Marcos Isla

Personal information
- Full name: Marcos Fernández Isla
- Date of birth: 24 July 1996 (age 28)
- Place of birth: Valladolid, Spain
- Height: 1.92 m (6 ft 4 in)
- Position(s): Centre back

Team information
- Current team: Izarra
- Number: 6

Youth career
- Valladolid
- 2014–2015: UDC Sur

Senior career*
- Years: Team / Apps / (Gls)
- 2015–2016: Atlético Tordesillas / 26 / (0)
- 2016–2017: Cristo Atlético / 39 / (4)
- 2017–2019: Numancia B / 72 / (4)
- 2018–2020: Numancia / 0 / (0)
- 2020: → Tudelano (loan) / 7 / (0)
- 2020–2021: Ávila / 21 / (2)
- 2021–2022: Racing Rioja / 31 / (0)
- 2022–: Izarra / 60 / (1)

= Marcos Isla =

Spanish footballer

Marcos Fernández Isla (born 24 July 1996), sometimes known simply as Marcos, is a Spanish footballer who plays as a central defender for Izarra.

==Club career==
Born in Valladolid, Castile and León, Marcos represented Real Valladolid and UDC Sur as a youth. In 2015, he moved to Tercera División side Atlético Tordesillas, and made his senior debut on 23 August of that year by playing the last ten minutes of a 1–0 home defeat of CD Palencia Balompié.

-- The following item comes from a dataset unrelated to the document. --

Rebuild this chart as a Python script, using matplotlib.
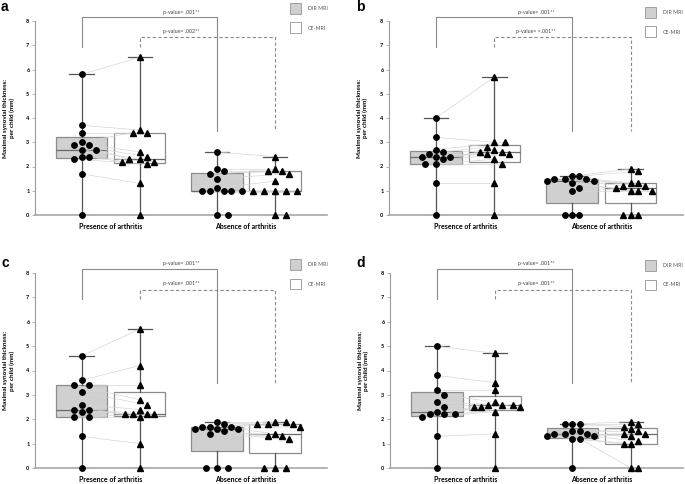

In July 2016, Marcos signed for CD Cristo Atlético still in the fourth division. Roughly one year later he moved to CD Numancia, being assigned to the reserves in the same category.

Marcos made his professional debut on 13 September 2018, starting and scoring his team's only in a 1–2 home loss against Sporting de Gijón, for the season's Copa del Rey. The following 25 June, he was definitely promoted to the main squad after agreeing to a one-year deal.

On 16 January 2020, after making no league appearances during the campaign, Marcos was loaned to Segunda División B side CD Tudelano until June.